Two-thirds of staff and residents in long-term care facilities for older people across England were infected with COVID-19 during the first two years of the pandemic, according to new findings from the Vivaldi study being presented at this year’s European Congress of Clinical Microbiology & Infectious Diseases (ECCMID) in Copenhagen, Denmark April 15-18.
The unique study by Dr. Maria Krutikov from UCL’s Institute of Health Informatics, London, UK and colleagues used serological surveys, testing blood samples for SARS-CoV-2 antibodies against the nucleocapsid protein – which are only produced in response to infection and not vaccination – to estimate what percentage of residents and staff had a prior COVID-19 infection between March 2020 and March 2022.
Residents in long term care facilities experienced a disproportionately high burden of SARS-CoV-2 infection and death over the first year of the COVID-19 pandemic in many countries across Europe, North America, and Asia.
In England, despite representing less than 1% of the total population, care home residents accounted for approximately a third of all COVID-19-related deaths over the first two waves. However, the true level of infection is unknown because diagnostic testing using PCR was limited. Therefore, most infections that occurred in the first few months of the pandemic were not confirmed and have not been recorded.

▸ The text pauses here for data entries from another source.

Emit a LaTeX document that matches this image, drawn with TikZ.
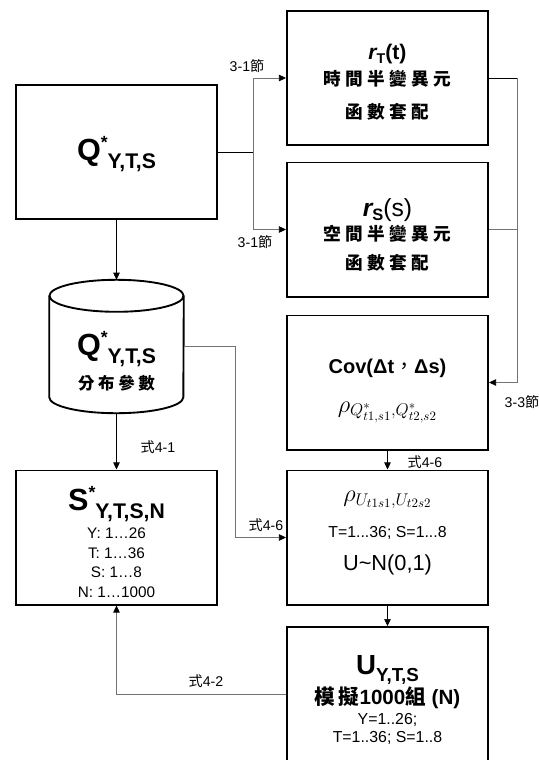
\documentclass[tikz,border=0pt]{standalone}
\usepackage{fontspec}
\setmainfont{Liberation Sans}
\newfontfamily\cjk{Noto Sans CJK TC}
\newfontfamily\cjks[LetterSpace=25]{Noto Sans CJK TC}
\usetikzlibrary{arrows.meta}

\begin{document}
\begin{tikzpicture}[x=0.85pt, y=-0.85pt]
    \tikzset{
      box/.style={draw, line width=1.6pt, minimum width=171pt, minimum height=114pt, inner sep=0pt},
      txt/.style={align=center, inner sep=0pt},
      link/.style={draw=black, line width=0.6pt},
      glink/.style={draw=black!55, line width=0.7pt},
      tip/.style={-{Triangle[length=6pt, width=5.5pt, color=black]}},
      tag/.style={font=\fontsize{12}{12}\selectfont, inner sep=1pt}
    }
    \useasboundingbox (0,0) rectangle (539,760);

    % left column
    \node[box] (Q) at (116.5,152) {};
    \node[txt] (Qtext) at (116.5,154) {\fontsize{26}{28}\selectfont\bfseries Q\raisebox{10pt}{\fontsize{15}{15}\selectfont *}\raisebox{-7pt}{\fontsize{18}{18}\selectfont Y,T,S}};

    \node[minimum width=114pt, minimum height=113pt, inner sep=0pt] (cyl) at (116.5,346.5) {};
    \draw[line width=1.6pt] ([yshift=-13.6pt]cyl.north west) -- ([yshift=13.6pt]cyl.south west)
      arc[start angle=180, end angle=360, x radius=57pt, y radius=13.6pt] -- ([yshift=-13.6pt]cyl.north east);
    \draw[line width=1.6pt] ([yshift=-13.6pt]cyl.north) ellipse[x radius=57pt, y radius=13.6pt];
    \node[txt] (cyltext) at (116.5,361) {{\fontsize{26}{28}\selectfont\bfseries Q\raisebox{10pt}{\fontsize{15}{15}\selectfont *}\raisebox{-7pt}{\fontsize{18}{18}\selectfont Y,T,S}}\\[6pt]
      {\cjk\bfseries\addfontfeature{LetterSpace=22}\fontsize{14}{16}\selectfont 分布參數}};

    \node[box] (S) at (116.5,537.5) {};
    \node[txt, font=\fontsize{13}{16.5}\selectfont] (Stext) at (116.5,542) {{\fontsize{26}{28}\selectfont\bfseries S\raisebox{10pt}{\fontsize{15}{15}\selectfont *}\raisebox{-7pt}{\fontsize{18}{18}\selectfont Y,T,S,N}}\\[4pt]
      Y: 1…26\\ T: 1…36\\ S: 1…8\\ N: 1…1000};

    % right column
    \node[box] (rT) at (387.5,78) {};
    \node[txt] (rTtext) at (387.5,82) {{\fontsize{18}{20}\selectfont\bfseries\itshape r\raisebox{-4pt}{\upshape\fontsize{12}{12}\selectfont T}\upshape(t)}\\[4pt]
      {\cjks\bfseries\fontsize{15}{17}\selectfont 時間半變異元}\\[13pt]
      {\cjks\bfseries\fontsize{15}{17}\selectfont 函數套配}};
    \node[box] (rS) at (387.5,229.5) {};
    \node[txt] (rStext) at (387.5,235) {{\fontsize{21}{22}\selectfont{\bfseries\itshape r}\raisebox{-4pt}{\bfseries\fontsize{14}{14}\selectfont S}(s)}\\[2pt]
      {\cjks\bfseries\fontsize{15}{17}\selectfont 空間半變異元}\\[10pt]
      {\cjks\bfseries\fontsize{15}{17}\selectfont 函數套配}};
    \node[box] (Cov) at (387.5,382.5) {};
    \node[txt] (Covtext) at (387.5,391) {{\fontsize{17}{19}\selectfont\bfseries Cov(Δt{\cjk\mdseries ，}Δs)}\\[19pt]
      {\fontsize{22}{22}\selectfont $\rho_{Q^*_{t1,s1},Q^*_{t2,s2}}$}};
    \node[box] (rhoU) at (387.5,537.5) {};
    \node[txt] (rhoUtext) at (387.5,533) {{\fontsize{22}{22}\selectfont $\rho_{U_{t1s1},U_{t2s2}}$}\\[14pt]
      {\fontsize{13.5}{15}\selectfont T=1...36; S=1...8}\\[12pt]
      {\fontsize{18.5}{20}\selectfont U\textasciitilde N(0,1)}};
    \node[box, minimum height=147pt] (U) at (387.5,713.5) {};
    \node[txt, font=\fontsize{13.5}{16}\selectfont] (Utext) at (387.5,700) {{\fontsize{23.5}{25}\selectfont\bfseries U\raisebox{-6pt}{\fontsize{16}{16}\selectfont Y,T,S}}\\[1pt]
      {\fontsize{17.5}{19}\selectfont\bfseries{\cjk\addfontfeature{LetterSpace=18}模擬}1000{\cjk 組} (N)}\\[1pt]
      Y=1..26;\\ T=1..36; S=1..8};

    % connectors
    \draw[link, tip] (Q) -- (cyl);
    \draw[link, tip] (cyl) -- (S);
    \draw[link] (Q.east) -- ++(35,0) coordinate (fork);
    \draw[glink, tip] (fork) |- (rT.west);
    \draw[glink, tip] (fork) |- (rS.west);
    \draw[link] (rT.east) -- ++(28,0) coordinate (bus);
    \draw[glink, tip] (bus) |- (Cov.east);
    \draw[glink] (rS.east) -- (rS.east -| bus);
    \draw[glink, tip] (cyl.east) -- ++(52,0) |- (rhoU.west);
    \draw[link, tip] (Cov) -- (rhoU);
    \draw[link, tip] (rhoU) -- (U);
    \draw[glink, tip] ([yshift=-58pt]U.north west) -| (S.south);

    % labels
    \node[tag] (l1) at (247,66) {3-1{\cjk 節}};
    \node[tag] (l2) at (255,242) {3-1{\cjk 節}};
    \node[tag] (l3) at (522,402) {3-3{\cjk 節}};
    \node[tag] (l4) at (158,447) {{\cjk 式}4-1};
    \node[tag] (l5) at (266,525) {{\cjk 式}4-6};
    \node[tag] (l6) at (425,462) {{\cjk 式}4-6};
    \node[tag] (l7) at (206,681) {{\cjk 式}4-2};
\end{tikzpicture}
\end{document}
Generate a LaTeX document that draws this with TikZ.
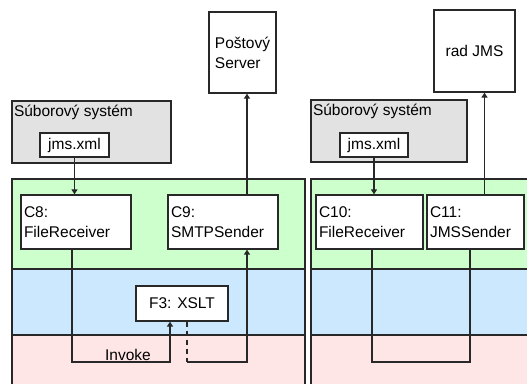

To find out more, UCL researchers analyzed data from the VIVALDI study that has been monitoring infection and immunity to SARS-CoV-2 in long term care facilities for older people in England since March 2020.
Regular blood samples from consenting staff and residents were tested for antibodies against COVID-19. Antibody results were linked to data from the national PCR or lateral flow test (LFT) routine screening programme in long-term care homes which tested all staff weekly, and residents monthly, and more frequently if there was an outbreak or development of symptoms, up to March 2022.
Between March 22, 2020, and March 22, 2022, 3,385 staff (average age 47 years) and 1,794 residents (average age 87 years) in 220 facilities who underwent at least one antibody test were included in the analysis.
As participants were in the care homes for differing periods of time, this affected their risk of acquiring SARS-CoV-2, so the analysis accounted for time at risk. Because the entry and exit dates for participants were unknown, the time in the facility or the time at risk, was based on test dates.
During the two years, 2,780 individuals had at least one positive antibody or PCR/LFD test, 998 (35%) residents and 1,782 (64%) staff, suggesting they had been previously infected.
The average time at risk was 547 days in the whole group, and was lower in residents (439 days) than in staff (610 days).
The infection incidence rate was significantly higher amongst residents (0.13 cases /100 person-days than staff [0.11 cases /100 person-days])
Over two years in the long-term care facility, the cumulative incidence of infection amongst all participants was 65% (accounting for varying time at risk).
“The comparable incidence of infection between the general population (70% by March 2022) and our care home population of first wave survivors supports reports of high infection incidence in long term care facilities,” says lead author Krutikov. “The incidence is likely to have been higher overall, given the large number of residents who died from COVID-19 before sampling commenced.”
She continues, “As prior infection and vaccination protects against severe infections, the predominance of previously-exposed residents may explain the recent decline in SARS-CoV-2 deaths in long-term care facilities.”
“This study provided a unique opportunity to look at the true rate of infection in long-term care facilities during the pandemic. Ongoing surveillance of infection and immunity in these settings is important for informing policy decisions around screening and revaccination as we learn to live with the pandemic.”
Despite the important findings, the study has several limitations including that it was an observational study and under-ascertainment of infections was likely because individuals who died in the first wave before recruitment for blood sampling could not be included.